Onida (ieri sul Mattino) ha ragione quando chiede di confrontarsi nel merito, con civiltà e lealtà. L’abbiamo sempre fatto, anche da queste pagine. E certamente il disastro dei concorsi universitari e le inchieste non toccano di per sé il lavoro dei saggi, pur testimoniando il degrado dell’università e del ceto accademico, di cui è non poca ragione il rapporto sbagliato tra politica e saperi. Nemmeno c’è un fronte – come sembra pensare Dogliani (mercoledì sull’Unità) – di costituzionalisti minoritari e oppositori di mestiere, incapaci di contrapporre idee piuttosto che vociare insulti. Dico a Onida e Dogliani che invece le critiche sono state fatte e argomentate, e non hanno mai ricevuto dal pensiero costituzionalistico prevalente risposte convincenti. Dico ancora che è una diversa lettura della Costituzione a far concludere che le riforme proposte sono inutili, forse dannose. È questo il punto, senza alcuna ossessione complottista o fobia di tradimenti e inganni, in specie quando si dice che la Costituzione non è materia di scambio con la sopravvivenza di una maggioranza o di un esecutivo. I governi passano, le Costituzioni restano. E dunque se un governo di intese larghe o piccole che siano vuole quelle riforme a ogni costo, si rafforza solo la convinzione che sia un pessimo governo.
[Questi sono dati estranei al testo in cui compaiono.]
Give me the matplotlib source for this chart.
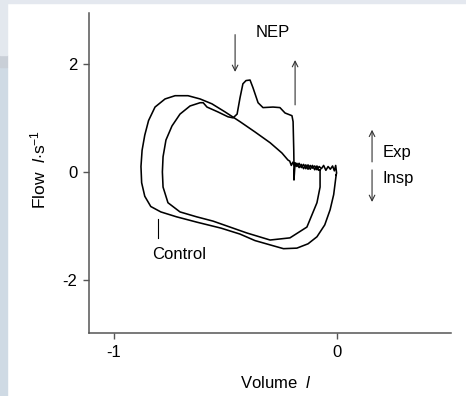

Diciamo allora che alle debolezze della Carta decisivamente concorre il cedimento politico-culturale degli eredi di quelle forze politiche che nella Costituente posero la sfida del cambiamento. La Costituzione come rivoluzione promessa non era vuota retorica, ma progetto che radicava nei diritti nuovi lo sviluppo della società italiana. È questa la parte che ha davvero subito l’insulto del tempo, e va difesa concretamente.
Quis custodiet ipsos custodes? Un interrogativo senza risposta da quasi duemila anni. Riformare in queste condizioni la Costituzione significa costruire un castello di carte. Meglio concentrarsi sull’uscita dalla crisi e sulla ricostruzione di un contesto in cui diritti, eguaglianza, solidarietà non siano più parole vuote, a questo aggiungendo solo una buona legge elettorale.